More than that, there’s reason to believe that the parts of society called liberal share more with those institutions than the theory would predict. This has been urged by scholarship increasingly, over the past three or four decades, by thoroughly respectable thinkers who are not extremists or cranks. They are more infused with religion, for example, and not only because they rely on religious institutions to form the personalities of their members. Or their ideas stem from a more narrow slice of history than has usually been recognized.
And so the argument seems itself to be a little abstract: uninterested in the details of what institutions exist, what they’re like, or how they interact with one another and with the liberal aspects of society. Philosophy doesn’t get its hands dirty with details like that, and presumably the points would be raised by a different field of knowledge. But those fields of knowledge are themselves constrained, in what they can argue, by what’s accepted as philosophically correct.

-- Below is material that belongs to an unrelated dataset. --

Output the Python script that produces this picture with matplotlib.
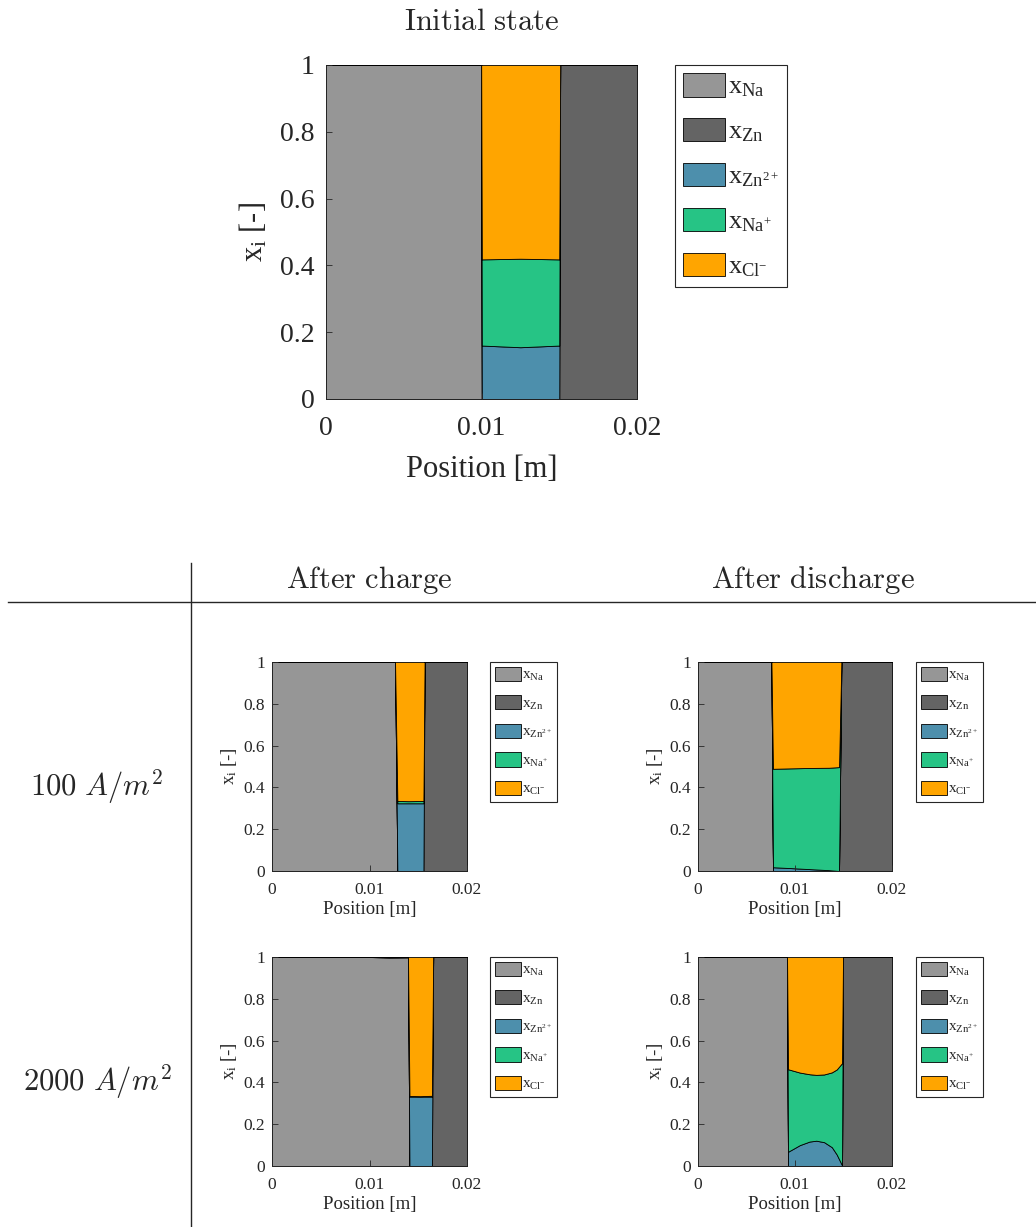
import matplotlib
matplotlib.use("Agg")
import matplotlib.pyplot as plt
from matplotlib.lines import Line2D

plt.rcParams['font.family'] = ['Liberation Serif', 'DejaVu Serif']
plt.rcParams['mathtext.fontset'] = 'custom'
plt.rcParams['mathtext.rm'] = 'Liberation Serif'
plt.rcParams['mathtext.it'] = 'Liberation Serif:italic'
plt.rcParams['text.color'] = '#262626'
plt.rcParams['axes.labelcolor'] = '#262626'
plt.rcParams['xtick.color'] = '#262626'
plt.rcParams['ytick.color'] = '#262626'

W, H = 1036, 1227

species = [r'$\mathrm{x_{Na}}$', r'$\mathrm{x_{Zn}}$', r'$\mathrm{x_{Zn^{2+}}}$',
           r'$\mathrm{x_{Na^{+}}}$', r'$\mathrm{x_{Cl^{-}}}$']
colors = ['#969696', '#646464', '#4d8fac', '#26c485', '#ffa500']

# initial state
init_x = [0.0, 0.00998, 0.01002, 0.0125, 0.01500, 0.01506, 0.02]
init_na = [1, 1, 0, 0, 0, 0, 0]
init_zn = [0, 0, 0, 0, 0, 1, 1]
init_zn2 = [0, 0, 0.160, 0.155, 0.160, 0, 0]
init_nap = [0, 0, 0.258, 0.265, 0.258, 0, 0]
init_cl = [0, 0, 0.582, 0.580, 0.582, 0, 0]

# after charge, 100 A/m2
c1_x = [0.0, 0.01262, 0.01286, 0.0140, 0.01553, 0.01565, 0.02]
c1_na = [1, 1, 0, 0, 0, 0, 0]
c1_zn = [0, 0, 0, 0, 0, 1, 1]
c1_zn2 = [0, 0, 0.324, 0.324, 0.324, 0, 0]
c1_nap = [0, 0, 0.011, 0.010, 0.011, 0, 0]
c1_cl = [0, 0, 0.665, 0.666, 0.665, 0, 0]

# after discharge, 100 A/m2
d1_x = [0.0, 0.00757, 0.00773, 0.0095, 0.0115, 0.0135, 0.01454, 0.01478, 0.02]
d1_na = [1, 1, 0, 0, 0, 0, 0, 0, 0]
d1_zn = [0, 0, 0, 0, 0, 0, 0, 1, 1]
d1_zn2 = [0, 0, 0.018, 0.014, 0.009, 0.004, 0.0, 0, 0]
d1_nap = [0, 0, 0.471, 0.477, 0.484, 0.490, 0.497, 0, 0]
d1_cl = [0, 0, 0.511, 0.509, 0.507, 0.506, 0.503, 0, 0]

# after charge, 2000 A/m2
c2_x = [0.0, 0.0100, 0.0120, 0.01395, 0.01410, 0.0152, 0.01640, 0.01653, 0.02]
c2_na = [1, 1, 0.997, 0.998, 0, 0, 0, 0, 0]
c2_zn = [0, 0, 0.003, 0.002, 0, 0, 0, 1, 1]
c2_zn2 = [0, 0, 0, 0, 0.332, 0.332, 0.332, 0, 0]
c2_nap = [0, 0, 0, 0, 0.003, 0.002, 0.004, 0, 0]
c2_cl = [0, 0, 0, 0, 0.665, 0.666, 0.664, 0, 0]

# after discharge, 2000 A/m2
d2_x = [0.0, 0.00918, 0.00928, 0.0105, 0.0115, 0.0122, 0.0130, 0.0138, 0.0143,
        0.01485, 0.01495, 0.02]
d2_na = [1, 1, 0, 0, 0, 0, 0, 0, 0, 0, 0, 0]
d2_zn = [0, 0, 0, 0, 0, 0, 0, 0, 0, 0, 1, 1]
d2_zn2 = [0, 0, 0.068, 0.100, 0.117, 0.121, 0.114, 0.090, 0.055, 0.003, 0, 0]
d2_nap = [0, 0, 0.395, 0.347, 0.322, 0.315, 0.324, 0.358, 0.407, 0.489, 0, 0]
d2_cl = [0, 0, 0.537, 0.553, 0.561, 0.564, 0.562, 0.552, 0.538, 0.508, 0, 0]

xticks = [0, 0.01, 0.02]
xticklabels = ['0', '0.01', '0.02']
yticks = [0, 0.2, 0.4, 0.6, 0.8, 1]
yticklabels = ['0', '0.2', '0.4', '0.6', '0.8', '1']


def rect(l, t, r, b):
    return [l / W, 1 - b / H, (r - l) / W, (b - t) / H]


def panel(fig, box, x, ys, fs, leg_xy, leg_kw):
    tick_fs, label_fs, leg_fs, xpad, ypad, xlpad, ylpad = fs
    ax = fig.add_axes(rect(*box))
    ax.stackplot(x, *ys, colors=colors, labels=species,
                 edgecolor='black', linewidth=0.6)
    ax.set_xlim(0, 0.02)
    ax.set_ylim(0, 1)
    ax.set_xticks(xticks)
    ax.set_xticklabels(xticklabels)
    ax.set_yticks(yticks)
    ax.set_yticklabels(yticklabels)
    ax.tick_params(direction='in', labelsize=tick_fs, length=4, width=0.6)
    ax.tick_params(axis='x', pad=xpad)
    ax.tick_params(axis='y', pad=ypad)
    for s in ['top', 'right']:
        ax.spines[s].set_visible(False)
    for s in ['left', 'bottom']:
        ax.spines[s].set_color('#262626')
        ax.spines[s].set_linewidth(0.6)
    ax.set_xlabel('Position [m]', fontsize=label_fs, labelpad=xlpad)
    ax.set_ylabel(r'$\mathrm{x_i}$ [-]', fontsize=label_fs, labelpad=ylpad)
    leg = ax.legend(loc='upper left', bbox_to_anchor=(leg_xy[0] / W, 1 - leg_xy[1] / H),
                    bbox_transform=fig.transFigure, fontsize=leg_fs,
                    fancybox=False, framealpha=1, edgecolor='#262626',
                    **leg_kw)
    leg.get_frame().set_linewidth(0.8)
    return ax


fig = plt.figure(figsize=(W / 100, H / 100), dpi=100)

big_leg = dict(handlelength=1.6, handleheight=1.0, labelspacing=0.7,
               handletextpad=0.1, borderpad=0.3, borderaxespad=0)
small_leg = dict(handlelength=1.7, handleheight=1.05, labelspacing=0.8,
                 handletextpad=0.1, borderpad=0.3, borderaxespad=0)

big_fs = (20, 22, 19, 12, 8, 10, 8)
small_fs = (12.5, 13.5, 11, 8, 5, 2, 3)

ax0 = panel(fig, (326, 65, 637, 399), init_x,
            [init_na, init_zn, init_zn2, init_nap, init_cl],
            big_fs, (675, 65), big_leg)
ax0.set_title(r'$\mathrm{Initial\ state}$', fontsize=22, math_fontfamily='cm',
              pad=25, color='#262626')

panel(fig, (272, 662, 467, 871), c1_x, [c1_na, c1_zn, c1_zn2, c1_nap, c1_cl],
      small_fs, (490, 662), small_leg)
panel(fig, (698, 662, 892, 871), d1_x, [d1_na, d1_zn, d1_zn2, d1_nap, d1_cl],
      small_fs, (916, 662), small_leg)
panel(fig, (272, 957, 467, 1166), c2_x, [c2_na, c2_zn, c2_zn2, c2_nap, c2_cl],
      small_fs, (490, 957), small_leg)
panel(fig, (698, 957, 892, 1166), d2_x, [d2_na, d2_zn, d2_zn2, d2_nap, d2_cl],
      small_fs, (916, 957), small_leg)

# table-like header and row labels
fig.text(369 / W, 1 - 580 / H, r'$\mathrm{After\ charge}$', fontsize=22,
         math_fontfamily='cm', ha='center', va='center')
fig.text(813 / W, 1 - 580 / H, r'$\mathrm{After\ discharge}$', fontsize=22,
         math_fontfamily='cm', ha='center', va='center')
fig.text(97 / W, 1 - 787 / H, r'$100\ A/m^2$', fontsize=22,
         math_fontfamily='cm', ha='center', va='center')
fig.text(97 / W, 1 - 1082 / H, r'$2000\ A/m^2$', fontsize=22,
         math_fontfamily='cm', ha='center', va='center')

fig.add_artist(Line2D([8 / W, 1], [1 - 602 / H, 1 - 602 / H],
                      transform=fig.transFigure, color='#262626', lw=1))
fig.add_artist(Line2D([191 / W, 191 / W], [1 - 563 / H, 0],
                      transform=fig.transFigure, color='#262626', lw=1))

fig.savefig('out.png', dpi=100)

Moreover, the points I’ve raised are relevant to criticisms of liberalism and its attitude toward institutions. There are further objections I’d make with regard to traditional institutions themselves. The argument seems usually to suppose that institutions are unitary and unchanging, without internal conflict. Thus, it seems easily to collapse into the assumption that internal conflict within traditions is caused by external influence (usually from liberalism, or at least from tensions caused by liberalism, for example as a result of globalization). It lends itself to use from within a traditional institution as a mechanism for demonizing all change—or one side of a longstanding conflict—as deserving criticism along the lines of the arguments Levy suggests.
I don’t want to suggest that Jacob Levy would agree with the implications I’ve drawn out from the context I’m trying to set him in. I do think that these points are relevant to my understanding of Spheres of Justice, which was written before some of these argument were drawn out at such length, at a time when the political options on offer were different than they are now.